My Personal Signal from the Trenches
I remember the DeFi summer of 2022—the mad rush to fork protocols and flip them for yield. I found a reentrancy bug in Aura Finance’s staking contract after three major audits missed it. I tweeted the exploit, the team paused, and $2 million was saved. That taught me speed beats perfection when lives (or liquidity) are on the line.
This story is the same. We have a sketch of a system with zero audit trail and a state actor behind it. The market is pricing it as “crypto utility.” I say it’s a trap. The next move isn’t to buy privacy coins—it’s to watch OFAC’s list for new entries.
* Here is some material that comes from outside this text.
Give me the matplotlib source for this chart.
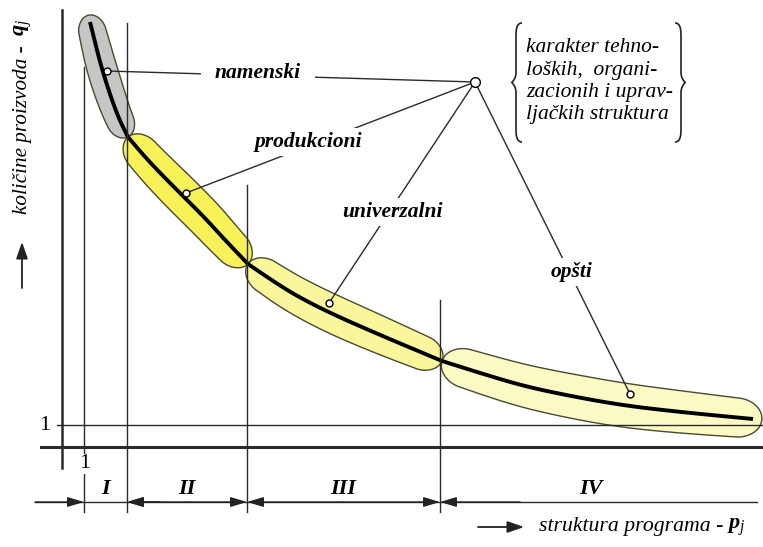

If those wallets appear, the system is discovered, and the toll road becomes a dead end.

Takeaway: The Watch List
Oil volatility will dominate headlines this week. But for crypto native strategists, the signal is clear: state-level sanctions evasion has gone from hypothetical to operational. The price of monero may spike, but the real gain is in compliance firms. Chainalysis’s next funding round? It’s already over-subscribed.
We didn’t expect a missile to accelerate crypto adoption. Regulation didn’t prepare for a sovereign node. The question isn’t whether the system works—it’s whether the world lets it. Stay sharp, check the SDN list, and don’t touch the toll booth.